Thanks for the link and I made some screen captures for quick summary point. Is there a way that I can share/attach the document to share with everyone?

These are the take away points:

  1. Make sure the camera is mounted in the center of the robot
  2. Different camera & hardware have different advantages and disadvantages. Implementation is dependent on team resources. For us, we are attempting the easiest solution (roboRIO with camera) with low processing speed; however, high latency.
  3. Use library Open CV, NIVision, Grip and etc.
  4. Use HSV (hue, saturation, value) instead of RGB
  5. Turn down the exposure time as we want a dark image (don’t overexpose)
  6. Tune HUE first, then Saturation, and the Value. Look for high saturation (color intensity) and then tune V/L (brightness) to LED ring setup. If done properly, we will not need to calibrate on the field.
  7. Convert pixel coordinates into real world coordinates (angle displacement). Use coordinates as setpoint for a controller with faster sensor. In our case, we are going to use Gyro. There will be a latency issue; however, we will need to accept due to limited resources & knowledge
  8. Use a linear approximation approach of pixels to degrees. Pinhole model is more exact and will be implemented for future years.
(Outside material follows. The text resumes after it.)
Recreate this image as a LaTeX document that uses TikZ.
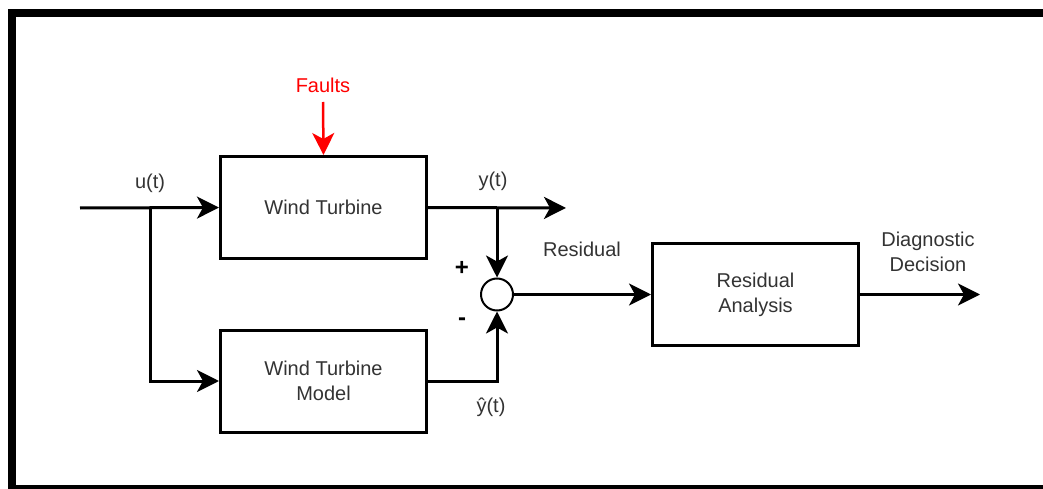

See best bets summary below.

https://s29.postimg.org/ulsx07yk7/bestbets.png


#9

AriMindell,
Thanks for your contribution. What are your thoughts on activating vision processing only when a button is pushed. This way we are not taking processing power away from the robot. When the robot is stopped and we are ready to line up to target then activate vision processing.


#10

AustinShalit,

Thanks for your comments. For this thread, we are keeping it simple by implementing it on the roboRIO. In future documentation, I will attempt to document step-by-step other method and other hardware configuration.


#11

There’s another way to do this that is embarrassingly low tech.

If you camera has manually adjustable focus, you can deliberately defocus your lens just bit to get a bit of optical blur. You lose a little bit of crispness near the edges of the target, but if you are just trying to find the center of a blob with very coarse shape filtering (ex. size or aspect ratio) it doesn’t have a significant effect on accuracy.


#12

That sounds perfectly doable to me, but you should still expect to be dealing with a small amount of latency. One easy solution to this is latency correction as discussed in the 254 lecture someone already linked here. Some latency correction support is available for the navX using the sf2 framework.